On one day when I’m there, a woman’s voice can be heard calling out from a nearby side ward. She shouts “Where am I ?” or “What’s going on?” or “Why am I here?” and sometimes “What am I waiting for?”. I hear the nurses and sometimes the doctors talking to her and trying to explain what’s going on, she stops for a few minutes but soon starts again.
Its loud and close by and Florence wakes up several times looking around her a little perplexed but closes her eyes after each short wake up. I take my mother’s hand on one of the shouting episodes and say to her “mum don’t worry about it, it’s a lady who’s just come on the ward. She’s a bit confused and doesn’t know where she is or what’s happening to her. I expect you probably know what she’s feeling”. A small smile grows on my mother’s face and for a moment she really engages with me “don’t I know it” she says before dozing off again. These little moments of what feels like real engagement happen occasionally between me and Florence or between Florence and whoever is visiting her, be it family or the nurses and doctors who are looking after her. Sometimes in these small exchanges she looks as if she really understands what is being said to her, but she finds it difficult to respond beyond a smile, or a slightly startled look. Even her usual response of “ I’m alright thank you” does not come as easily after a week or so.
When Florence had first arrived at the hospital having broken her leg she was much more ‘with it’. Though for some considerable time before that she had been getting much more frail both physically and mentally. Nevertheless, on her admission to the first ward after fracturing her leg, she had been assessed as possibly being suitable for rehabilitation and perhaps even returning home to her flat in sheltered accommodation. During her stay in hospital she had sadly but perhaps very understandably become increasingly weak.
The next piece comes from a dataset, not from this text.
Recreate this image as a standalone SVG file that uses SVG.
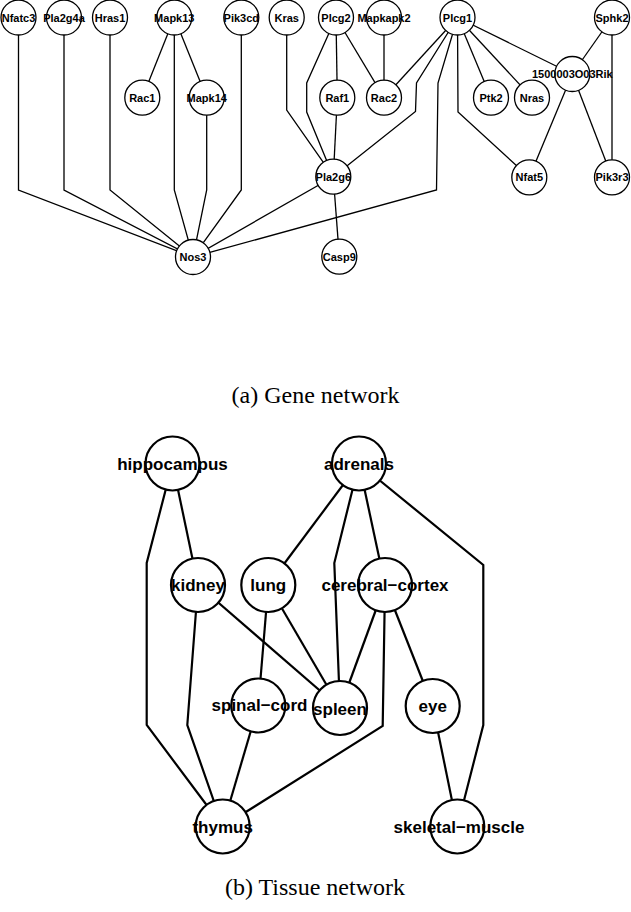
<svg xmlns="http://www.w3.org/2000/svg" width="631" height="912" viewBox="0 0 631 912">
<style>
.bg{fill:#fff}
.ge{fill:none;stroke:#000;stroke-width:1.3}
.gn circle{fill:#fff;stroke:#000;stroke-width:1.3}
.gn text{font-family:"Liberation Sans",Arial,sans-serif;font-weight:bold;font-size:11px;text-anchor:middle;fill:#000}
.te{fill:none;stroke:#000;stroke-width:2.2}
.tn circle{fill:#fff;stroke:#000;stroke-width:2.2}
.tn text{font-family:"Liberation Sans",Arial,sans-serif;font-weight:bold;font-size:17px;text-anchor:middle;fill:#000}
.cap{font-family:"Liberation Serif","Times New Roman",serif;font-size:24px;text-anchor:middle;fill:#000}
</style>
<rect class="bg" x="0" y="0" width="631" height="912"/>

<g id="gene-edges">
<path class="ge" d="M18.5,17.5 V190 L193,257"/>
<path class="ge" d="M64,17.5 V190 L193,257"/>
<path class="ge" d="M110,17.5 V190 L193,257"/>
<path class="ge" d="M174.3,17.5 V190 L193,257"/>
<path class="ge" d="M206.7,97.7 V190 L193,257"/>
<path class="ge" d="M241.3,17.5 V190 L193,257"/>
<path class="ge" d="M333.3,176.7 L193,257"/>
<path class="ge" d="M457.5,17.5 L438,83 L436.5,190 L193,257"/>
<path class="ge" d="M174.3,17.5 L142.3,97.7"/>
<path class="ge" d="M174.3,17.5 L206.7,97.7"/>
<path class="ge" d="M286.7,17.5 V110 L333.3,176.7"/>
<path class="ge" d="M336,17.5 L306.7,83 V112 L333.3,176.7"/>
<path class="ge" d="M336,17.5 L337.3,97.7"/>
<path class="ge" d="M336,17.5 L384,97.7"/>
<path class="ge" d="M384,17.5 L384,97.7"/>
<path class="ge" d="M337.3,97.7 L333.3,176.7"/>
<path class="ge" d="M333.3,176.7 L339.3,256.7"/>
<path class="ge" d="M457.5,17.5 L384,97.7"/>
<path class="ge" d="M457.5,17.5 L416.5,83 L415.5,111.5 L333.3,176.7"/>
<path class="ge" d="M457.5,17.5 L458,112 L529.3,177.3"/>
<path class="ge" d="M457.5,17.5 L491,97.7"/>
<path class="ge" d="M457.5,17.5 L532,97.7"/>
<path class="ge" d="M457.5,17.5 L572.3,74"/>
<path class="ge" d="M612,17.5 L572.3,74"/>
<path class="ge" d="M612,17.5 L612,177.3"/>
<path class="ge" d="M572.3,74 L529.3,177.3"/>
<path class="ge" d="M572.3,74 L612,177.3"/>
</g>

<g id="Nfatc3" class="gn"><circle cx="18.5" cy="17.5" r="17.5"/><text x="18.5" y="21.5">Nfatc3</text></g>
<g id="Pla2g4a" class="gn"><circle cx="64" cy="17.5" r="17.5"/><text x="64" y="21.5">Pla2g4a</text></g>
<g id="Hras1" class="gn"><circle cx="110" cy="17.5" r="17.5"/><text x="110" y="21.5">Hras1</text></g>
<g id="Mapk13" class="gn"><circle cx="174.3" cy="17.5" r="17.5"/><text x="174.3" y="21.5">Mapk13</text></g>
<g id="Pik3cd" class="gn"><circle cx="241.3" cy="17.5" r="17.5"/><text x="241.3" y="21.5">Pik3cd</text></g>
<g id="Kras" class="gn"><circle cx="286.7" cy="17.5" r="17.5"/><text x="286.7" y="21.5">Kras</text></g>
<g id="Plcg2" class="gn"><circle cx="336" cy="17.5" r="17.5"/><text x="336" y="21.5">Plcg2</text></g>
<g id="Mapkapk2" class="gn"><circle cx="384" cy="17.5" r="17.5"/><text x="384" y="21.5">Mapkapk2</text></g>
<g id="Plcg1" class="gn"><circle cx="457.5" cy="17.5" r="17.5"/><text x="457.5" y="21.5">Plcg1</text></g>
<g id="Sphk2" class="gn"><circle cx="612" cy="17.5" r="17.5"/><text x="612" y="21.5">Sphk2</text></g>
<g id="Rac1" class="gn"><circle cx="142.3" cy="97.7" r="17.5"/><text x="142.3" y="101.7">Rac1</text></g>
<g id="Mapk14" class="gn"><circle cx="206.7" cy="97.7" r="17.5"/><text x="206.7" y="101.7">Mapk14</text></g>
<g id="Raf1" class="gn"><circle cx="337.3" cy="97.7" r="17.5"/><text x="337.3" y="101.7">Raf1</text></g>
<g id="Rac2" class="gn"><circle cx="384" cy="97.7" r="17.5"/><text x="384" y="101.7">Rac2</text></g>
<g id="Ptk2" class="gn"><circle cx="491" cy="97.7" r="17.5"/><text x="491" y="101.7">Ptk2</text></g>
<g id="Nras" class="gn"><circle cx="532" cy="97.7" r="17.5"/><text x="532" y="101.7">Nras</text></g>
<g id="n1500003O03Rik" class="gn"><circle cx="572.3" cy="74" r="17.5"/><text x="572.3" y="78">1500003O03Rik</text></g>
<g id="Pla2g6" class="gn"><circle cx="333.3" cy="176.7" r="17.5"/><text x="333.3" y="180.7">Pla2g6</text></g>
<g id="Nfat5" class="gn"><circle cx="529.3" cy="177.3" r="17.5"/><text x="529.3" y="181.3">Nfat5</text></g>
<g id="Pik3r3" class="gn"><circle cx="612" cy="177.3" r="17.5"/><text x="612" y="181.3">Pik3r3</text></g>
<g id="Nos3" class="gn"><circle cx="193" cy="257" r="17.5"/><text x="193" y="261">Nos3</text></g>
<g id="Casp9" class="gn"><circle cx="339.3" cy="256.7" r="17.5"/><text x="339.3" y="260.7">Casp9</text></g>

<text id="caption-a" class="cap" x="315.5" y="403">(a) Gene network</text>

<g id="tissue-edges">
<path class="te" d="M172.5,463.5 L146.7,563 V725 L222.7,826.5"/>
<path class="te" d="M172.5,463.5 L198,585"/>
<path class="te" d="M198,585 L187.3,725 L222.7,826.5"/>
<path class="te" d="M198,585 L340,708"/>
<path class="te" d="M359,463.5 L268.3,585"/>
<path class="te" d="M359,463.5 L334.3,563 L340,708"/>
<path class="te" d="M359,463.5 L385,585"/>
<path class="te" d="M359,463.5 L483.3,565 V725 L457.3,826.5"/>
<path class="te" d="M268.3,585 L258.3,705.5"/>
<path class="te" d="M268.3,585 L340,708"/>
<path class="te" d="M385,585 L340,708"/>
<path class="te" d="M385,585 L382.7,726 L222.7,826.5"/>
<path class="te" d="M385,585 L432.7,706"/>
<path class="te" d="M258.3,705.5 L222.7,826.5"/>
<path class="te" d="M432.7,706 L457.3,826.5"/>
</g>

<g id="hippocampus" class="tn"><circle cx="172.5" cy="463.5" r="27"/><text x="172.5" y="469.5">hippocampus</text></g>
<g id="adrenals" class="tn"><circle cx="359" cy="463.5" r="27"/><text x="359" y="469.5">adrenals</text></g>
<g id="kidney" class="tn"><circle cx="198" cy="585" r="27"/><text x="198" y="591">kidney</text></g>
<g id="lung" class="tn"><circle cx="268.3" cy="585" r="27"/><text x="268.3" y="591">lung</text></g>
<g id="cerebral-cortex" class="tn"><circle cx="385" cy="585" r="27"/><text x="385" y="591">cerebral−cortex</text></g>
<g id="spinal-cord" class="tn"><circle cx="258.3" cy="705.5" r="27"/><text x="259.5" y="711">spinal−cord</text></g>
<g id="spleen" class="tn"><circle cx="340" cy="708" r="27"/><text x="340" y="715">spleen</text></g>
<g id="eye" class="tn"><circle cx="432.7" cy="706" r="27"/><text x="432.7" y="712">eye</text></g>
<g id="thymus" class="tn"><circle cx="222.7" cy="826.5" r="27"/><text x="222.7" y="832.5">thymus</text></g>
<g id="skeletal-muscle" class="tn"><circle cx="457.3" cy="826.5" r="27"/><text x="459" y="832.5">skeletal−muscle</text></g>

<text id="caption-b" class="cap" x="315" y="895">(b) Tissue network</text>
</svg>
In the last weeks of her stay on the ward her care team decided that hospital was not an appropriate place for her to be any longer. She was reassessed and it was decided not surprisingly, that she would not be able to benefit from a rehabilitation programme. Rather after some discussion, they considered that she would need to move into a care home offering 24 hour care with regular nursing input.
There then followed a rather tortuous period of searching for a suitable care setting. I was introduced to a care finder who was attached to the NHS and knew an incredible amount about the local facilities available. But there were very few vacancies in places that she thought were suitable for Florence and that were willing to take on a frail 105 year old.
Then out of the blue the care finder rang me one Friday afternoon. A place was available on a ward within what she described as a very good care home but a decision had to be made quickly. When I pushed her a bit more on it she said “It’s the sort of place I’d like my mother to go to if she ever needed it”. She was quite excited and also told me that the manager had been thrilled when told my mother’s age. That was quite a clincher and my sister and sister-in-law went around to see it on the Sunday and luckily quite liked it too. The hospital though very careful not to push the fact that they badly needed her bed, obviously did and Florence was moved in a few days later.
Florence was there for just over two months before she died very peacefully. The care home and the staff were indeed quite wonderful throughout her stay.
As I talked about in my last story, we were later to thank our and her lucky stars that this was all happening before Covid19 had caused such awful trauma for so many care home residents and their families and for the amazing people who look after them.